American industry is already gutted. And now these bastards want our city, state, and our federal government, which, by the way, are all corporations, to implement the same austerity measures as their for-profit counterparts. They not only want to export American jobs overseas, they want to shut down the entire nation! Standard operating procedure for vulture capitalists.

The securities market is nothing but a colossal game of Monopoly - and it's rigged in favor of those who control the money supply and those who control the trading. When they tell you we, as a nation, must increase profits to save the stock market, tell them that profits must stand in line. Wages and our lives come first.


At Monday, January 23, 2006, Blogger DigitalSpy said...

I live in South Australia and I can assure you the profits come first. There is a large hardware chain here in South Australia and this is how they treat their workers (during the hottest period since the 1940s). This is a three day period (out of a 20 day heatwave - all temps in celcius)

Day #1 44 degrees - staff allowed to remove aprons
Day #2 45 degrees - staff all given one ice block (cheap lemonade type $1 retail).
Day #3 46 degrees - staff told not to expect an iceblock as they (the company) don't want to set a precedent.

These are the temperatures INSIDE the large warehouse style store. Staff were not allowed to have extra short breaks through the day or to carry water with them as they worked.

Profit comes first

At Monday, January 23, 2006, Blogger qrswave said...

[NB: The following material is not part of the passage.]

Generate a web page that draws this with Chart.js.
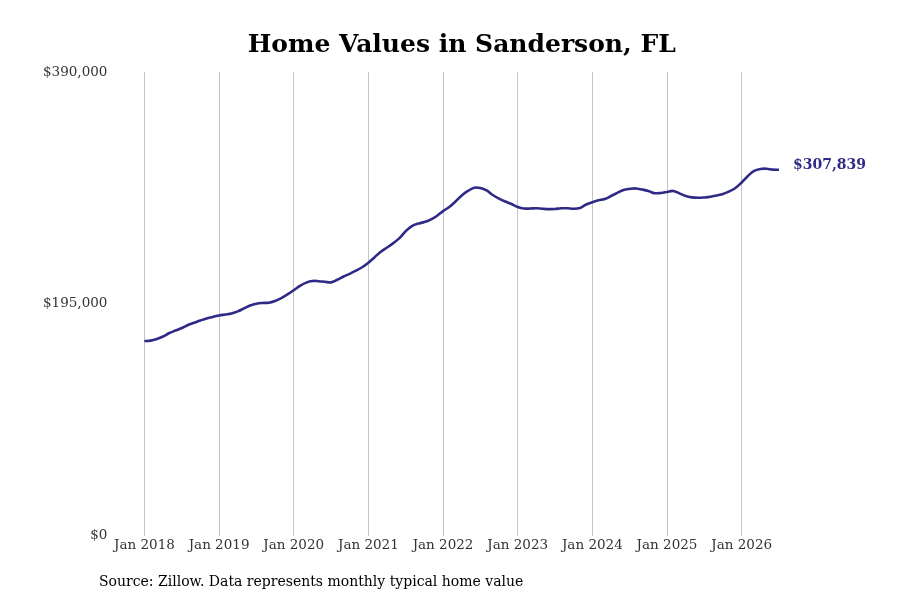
<!DOCTYPE html>
<html>
<head>
<meta charset="utf-8">
<script src="https://cdn.jsdelivr.net/npm/chart.js@4"></script>
<style>
  html, body { margin: 0; padding: 0; background: #fff; }
  #wrap { position: relative; width: 900px; height: 600px; }
  #source {
    position: absolute; left: 99px; top: 573px;
    font: 14px 'DejaVu Serif', serif; color: #000;
  }
</style>
</head>
<body>
<div id="wrap">
  <canvas id="homeChart" width="900" height="600"></canvas>
  <div id="source">Source: Zillow. Data represents monthly typical home value</div>
</div>
<script>
// chart colours
const lineColor = '#2e2a86';
const grid = '#c4c4c4';

// months / years used to build the x labels (Jan 2018 .. Jul 2026)
const months = ['Jan', 'Feb', 'Mar', 'Apr', 'May', 'Jun', 'Jul', 'Aug', 'Sep', 'Oct', 'Nov', 'Dec'];
const years = [2018, 2019, 2020, 2021, 2022, 2023, 2024, 2025, 2026];

// typical home value, monthly
const homeValues = [
  163800, 164100, 165500, 167600, 170500, 172600, 174700, 177300, 179200, 181100, 182800, 184000,
  185300, 186100, 187000, 188700, 191200, 193700, 195200, 195800, 196000, 197500, 199800, 203000,
  206500, 210200, 212900, 214300, 214100, 213600, 213100, 215300, 218000, 220300, 222900, 225800,
  229600, 234300, 238900, 242400, 246100, 250300, 256200, 260400, 262500, 263800, 265900, 268900,
  273000, 276500, 281100, 286200, 290000, 292700, 292400, 290400, 286600, 283600, 281100, 279000,
  276500, 275200, 275200, 275400, 275000, 274700, 274800, 275400, 275400, 275000, 275600, 278600,
  280500, 282100, 283200, 285700, 288300, 290800, 291700, 292100, 291200, 290000, 288100, 288300,
  289100, 290000, 287900, 285700, 284600, 284200, 284500, 285100, 286200, 287400, 289600, 292500,
  297100, 302600, 306900, 308500, 308700, 307900, 307839,
];

// y axis ticks
const yTicks = [0, 195000, 390000];

const labels = [];
years.forEach((yr) => {
  months.forEach((m) => {
    if (labels.length < homeValues.length) labels.push(`${m} ${yr}`);
  });
});

const fmt = (v) => '$' + v.toLocaleString('en-US');

// writes the latest value next to the end of the line
const endLabel = {
  id: 'endLabel',
  afterDatasetsDraw(chart) {
    const meta = chart.getDatasetMeta(0);
    const last = meta.data[meta.data.length - 1];
    const ctx = chart.ctx;
    ctx.save();
    ctx.font = "bold 14px 'DejaVu Serif', serif";
    ctx.fillStyle = lineColor;
    ctx.textBaseline = 'middle';
    ctx.fillText(fmt(homeValues[homeValues.length - 1]), last.x + 14, last.y - 4);
    ctx.restore();
  },
};

const config = {
  type: 'line',
  data: {
    labels: labels,
    datasets: [
      {
        label: 'Home value',
        data: homeValues,
        borderColor: lineColor,
        backgroundColor: lineColor,
        borderWidth: 2.6,
        pointRadius: 0,
        tension: 0.35,
      },
    ],
  },
  options: {
    responsive: false,
    animation: false,
    layout: {
      padding: { left: 6, right: 121, top: 0, bottom: 44 },
    },
    plugins: {
      legend: { display: false },
      tooltip: { enabled: false },
      title: {
        display: true,
        fullSize: false,
        text: 'Home Values in Sanderson, FL',
        color: '#000',
        font: { family: "'DejaVu Serif', serif", size: 25, weight: 'bold' },
        padding: { top: 30, bottom: 12 },
      },
    },
    scales: {
      x: {
        type: 'category',
        offset: false,
        border: { display: false },
        grid: {
          drawTicks: false,
          color: (ctx) => (ctx.index % 12 === 0 ? grid : 'rgba(0,0,0,0)'),
        },
        ticks: {
          autoSkip: false,
          maxRotation: 0,
          padding: 2,
          color: '#333',
          font: { family: "'DejaVu Serif', serif", size: 13.5 },
          callback: function (value, index) {
            return index % 12 === 0 ? labels[index] : '';
          },
        },
      },
      y: {
        min: 0,
        max: 390000,
        border: { display: false },
        grid: { display: false, drawTicks: false },
        afterBuildTicks: (axis) => {
          axis.ticks = yTicks.map((v) => ({ value: v }));
        },
        ticks: {
          padding: 37,
          color: '#333',
          font: { family: "'DejaVu Serif', serif", size: 13.5 },
          callback: (value) => fmt(value),
        },
      },
    },
  },
  plugins: [endLabel],
};

const homeChart = new Chart(document.getElementById('homeChart'), config);
</script>
</body>
</html>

that's because our governments have been hijacked by ruthless purveyors of dishonesty and injustice.

This must end. It's a crime against humanity and nature and it's unsustainable.

At Monday, January 30, 2006, Anonymous Anonymous said...

well i like cheese and if you think hard enough about i like cheese you will realise something about the cooperation and save Jimmy!!!!!!!!!!!!!!!!!!!!!!!!!!!!!!!!!!!!!!!!!!!!!!!!!!!!!!!!!!!!!!!!!!!!!!!!!!!!!!!!!!!!!